We have many more peptide hormones in the body than we do steroid hormones, but we won’t dive into all of them – theres around 20+ total.
All of the “releasing hormones” or the hormones that signal the release of active hormones, are peptide in nature. In our thyroid hormone example from earlier, TRH and TSH are peptide hormones. Remember, these are the hormones that come from the brain to tell the thyroid gland to synthesize and secrete thyroid hormone. The two hormones from that brain that signal cortisol release from the adrenal cortex, CRH and ACTH, are both peptide hormones as well.
Some of the more well-known peptide hormones you might recognize are insulin, glucagon, leptin, ghrelin, and growth hormone. We won’t be diving into each individual hormone’s function here, as this is not the post for that; we’re just exploring the broad concept.
Key Difference Between Peptide and Steroid Hormones
A big key applicable difference in steroid vs. peptide hormones are in cases where people might have to take them as medications. If you think about it, you can take oral versions of steroid hormones. Thyroid hormone comes in pill form, birth control, although not bioidentical to estradiol and progesterone, is still steroid in nature, and comes in oral forms.
However, since insulin, growth hormone, and others are peptide in nature, if you took those in a pill, the stomach would just break it down and “digest” it into its individual amino acids just like it would other proteins. As of now, those are only injectable. I do believe as of 2020 there are companies that are working on special oral versions of insulin, but I’m not sure how far along in production that is.
Tyrosine Derivatives – Thyroid Hormone
Thyroid hormones are in a different class called tyrosine derivatives, but thyroid hormones actually share some commonalities with steroid hormones in the fact that they have binding proteins in the blood, and also exert their effects by traveling into the nucleus and binding DNA.
When we examine levels of control, we can see many levels of control with thyroid hormones. The creation of thyroid hormone needs signaling, but once thyroid hormone is created, it’s not actually the active version of the hormone; it’s T4.

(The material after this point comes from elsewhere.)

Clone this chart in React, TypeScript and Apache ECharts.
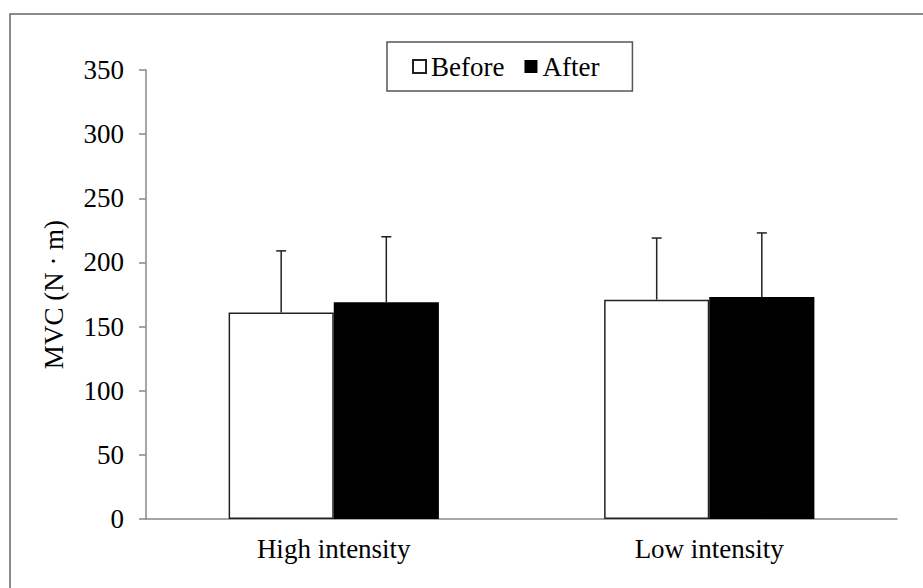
import React, { useEffect, useRef } from "react";
import * as echarts from "echarts";

const categories = ["High intensity", "Low intensity"];
const seriesNames = ["Before", "After"];
const beforeValues = [161, 171];
const afterValues = [169, 173];
const beforeSD = [48, 48];
const afterSD = [51, 50];
const yTicks = { min: 0, max: 350, interval: 50 };

const FONT = "'Liberation Serif', 'Times New Roman', serif";
const FS = 27;
const BAR_PCT = 0.28;

export default function App() {
  const ref = useRef<HTMLDivElement>(null);
  useEffect(() => {
    document.body.style.margin = "0";
    const chart = echarts.init(ref.current!, null, { renderer: "svg" });

    const errorSeries = (values: number[], sds: number[], side: number) => ({
      type: "custom",
      silent: true,
      z: 5,
      data: values.map((v, i) => [i, v, v + sds[i]]),
      renderItem: (params: any, api: any) => {
        const idx = api.value(0);
        const band = api.size([1, 0])[0];
        const off = ((band * BAR_PCT) / 2) * side;
        const base = api.coord([idx, api.value(1)]);
        const top = api.coord([idx, api.value(2)]);
        const x = base[0] + off;
        const style = { stroke: "#222", lineWidth: 1.5 };
        return {
          type: "group",
          children: [
            { type: "line", shape: { x1: x, y1: base[1], x2: x, y2: top[1] }, style },
            { type: "line", shape: { x1: x - 5, y1: top[1], x2: x + 5, y2: top[1] }, style },
          ],
        };
      },
    });

    chart.setOption({
      animation: false,
      backgroundColor: "#fff",
      textStyle: { fontFamily: FONT },
      grid: { left: 146, right: 26, top: 70, bottom: 69, containLabel: false },
      legend: {
        data: seriesNames,
        left: 387,
        top: 42,
        orient: "horizontal",
        icon: "rect",
        itemWidth: 13,
        itemHeight: 13,
        itemGap: 20,
        padding: [11, 33, 11, 25],
        borderColor: "#555",
        borderWidth: 1.5,
        textStyle: { fontFamily: FONT, fontSize: FS, color: "#000" },
      },
      xAxis: {
        type: "category",
        data: categories,
        axisLine: { lineStyle: { color: "#888", width: 1.5 } },
        axisTick: { show: false },
        axisLabel: { fontFamily: FONT, fontSize: FS, color: "#000", margin: 16 },
      },
      yAxis: {
        type: "value",
        min: yTicks.min,
        max: yTicks.max,
        interval: yTicks.interval,
        name: "MVC (N · m)",
        nameLocation: "middle",
        nameGap: 79,
        nameTextStyle: { fontFamily: FONT, fontSize: FS, color: "#000" },
        axisLine: { show: true, lineStyle: { color: "#888", width: 1.5 } },
        axisTick: { show: true, length: 7, lineStyle: { color: "#888", width: 1.5 } },
        splitLine: { show: false },
        axisLabel: { fontFamily: FONT, fontSize: FS, color: "#000", margin: 22 },
      },
      graphic: [
        {
          type: "rect",
          shape: { x: 10, y: 14, width: 1200, height: 1200 },
          style: { fill: "none", stroke: "#666", lineWidth: 1.5 },
          silent: true,
        },
      ],
      series: [
        {
          name: "Before",
          type: "bar",
          data: beforeValues,
          barWidth: "28%",
          barGap: "0%",
          itemStyle: { color: "#fff", borderColor: "#222", borderWidth: 1.5 },
        },
        {
          name: "After",
          type: "bar",
          data: afterValues,
          barWidth: "28%",
          itemStyle: { color: "#000", borderColor: "#000", borderWidth: 0 },
        },
        errorSeries(beforeValues, beforeSD, -1),
        errorSeries(afterValues, afterSD, 1),
      ],
    });
    return () => chart.dispose();
  }, []);
  return <div ref={ref} style={{ width: 923, height: 588 }} />;
}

T4 can be bound to binding proteins in the bloodstream, not allowing it to enter tissues, but even further than that, once T4 is released from its binding protein, it has to be converted to T3 at the tissue level, which is the actual active version of thyroid hormone.
T3 can also be bound to binding proteins, and a molecule called reverse T3 can also be created to prevent T3 from exerting its effects as well.
We’ll dive into why that might happen a little more in part 2, but this extensive level of control signals just how important thyroid hormone is, but also how deleterious to physiology it can be if levels go too high or too low.
The Adaptive Capacity of Hormones + Summary
The collective actions of all of our hormones can be thought of as a very large part of what makes up our metabolism.
Some hormonal systems are one hundred percent necessary for life. If we were to be completely deficient in them, we’d be dead pretty fast. Insulin, glucagon, cortisol are good examples of this.
If we had zero levels of those hormones, we’d be dead within minutes to hours. If we had zero thyroid hormone, we’d also die, but it would be over a bit of a slightly longer time course.
However, when it comes to sex hormones, they basically govern our reproductive capacity, which isn’t necessary to our own life, per se. We can have extremely low levels or be nearly deficient in these and still live, although not live well and healthily.
As I mentioned earlier, the actions of our hormones are largely dependent on our surroundings and our environment. Our sensing systems are constantly surveying the environment, and as those systems sense changes, our hormones change and adapt.
They might change the levels of hormones that are being secreted, they might change the amount of hormones that are bound to binding proteins, or they might undergo other adaptations.